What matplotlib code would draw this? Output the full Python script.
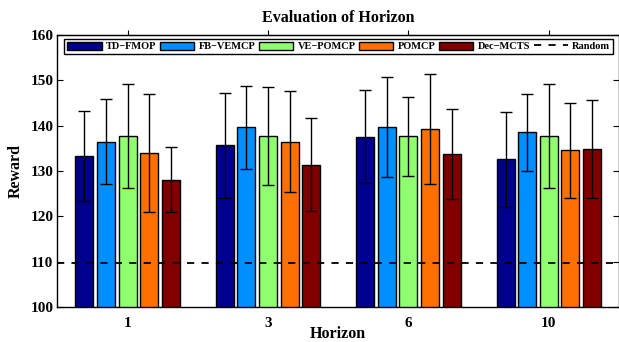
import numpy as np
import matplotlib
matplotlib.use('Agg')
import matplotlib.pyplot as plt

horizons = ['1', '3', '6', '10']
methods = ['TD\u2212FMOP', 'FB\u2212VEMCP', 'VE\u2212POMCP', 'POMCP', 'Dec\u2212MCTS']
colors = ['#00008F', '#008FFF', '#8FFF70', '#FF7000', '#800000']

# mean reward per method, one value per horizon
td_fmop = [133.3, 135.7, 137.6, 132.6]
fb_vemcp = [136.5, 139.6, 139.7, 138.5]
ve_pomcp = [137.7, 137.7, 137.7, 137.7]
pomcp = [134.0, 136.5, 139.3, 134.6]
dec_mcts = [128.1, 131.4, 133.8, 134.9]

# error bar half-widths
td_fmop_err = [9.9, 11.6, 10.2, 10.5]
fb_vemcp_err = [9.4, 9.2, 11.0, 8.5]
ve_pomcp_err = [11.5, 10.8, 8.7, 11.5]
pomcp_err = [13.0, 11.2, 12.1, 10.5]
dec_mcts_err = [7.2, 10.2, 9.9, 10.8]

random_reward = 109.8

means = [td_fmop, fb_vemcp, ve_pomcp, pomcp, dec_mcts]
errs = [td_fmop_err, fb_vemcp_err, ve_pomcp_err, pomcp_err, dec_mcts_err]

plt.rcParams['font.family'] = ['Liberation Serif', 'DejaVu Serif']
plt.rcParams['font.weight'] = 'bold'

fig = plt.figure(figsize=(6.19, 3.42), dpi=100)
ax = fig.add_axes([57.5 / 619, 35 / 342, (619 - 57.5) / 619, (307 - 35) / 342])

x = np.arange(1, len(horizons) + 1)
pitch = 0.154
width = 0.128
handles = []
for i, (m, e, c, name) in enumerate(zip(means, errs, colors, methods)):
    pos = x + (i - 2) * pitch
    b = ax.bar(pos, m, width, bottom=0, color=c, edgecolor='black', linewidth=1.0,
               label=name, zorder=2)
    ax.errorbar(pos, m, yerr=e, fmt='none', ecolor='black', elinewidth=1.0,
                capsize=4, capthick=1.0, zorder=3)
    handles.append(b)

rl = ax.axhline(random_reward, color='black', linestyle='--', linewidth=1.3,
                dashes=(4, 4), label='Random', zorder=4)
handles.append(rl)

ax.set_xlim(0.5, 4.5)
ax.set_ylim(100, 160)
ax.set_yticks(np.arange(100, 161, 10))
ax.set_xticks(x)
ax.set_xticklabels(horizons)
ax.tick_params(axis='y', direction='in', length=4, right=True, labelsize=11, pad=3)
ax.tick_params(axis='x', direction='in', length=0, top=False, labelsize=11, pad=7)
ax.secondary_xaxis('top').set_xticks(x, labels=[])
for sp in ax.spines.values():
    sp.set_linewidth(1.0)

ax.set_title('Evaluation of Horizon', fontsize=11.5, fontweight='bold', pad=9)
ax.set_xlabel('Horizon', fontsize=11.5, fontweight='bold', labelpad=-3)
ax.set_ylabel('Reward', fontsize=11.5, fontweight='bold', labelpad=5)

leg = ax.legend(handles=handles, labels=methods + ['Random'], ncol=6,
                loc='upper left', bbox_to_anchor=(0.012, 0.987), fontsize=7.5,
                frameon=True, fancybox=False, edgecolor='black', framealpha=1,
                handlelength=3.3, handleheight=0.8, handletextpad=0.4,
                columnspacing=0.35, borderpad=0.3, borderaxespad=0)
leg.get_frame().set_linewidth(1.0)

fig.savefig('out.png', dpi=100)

**What to do**
Go through the material and select each line with the string "matplotlib" in it.

**Result for this exercise**
What matplotlib code would draw this? Output the full Python script.
import matplotlib
matplotlib.use('Agg')
import matplotlib.pyplot as plt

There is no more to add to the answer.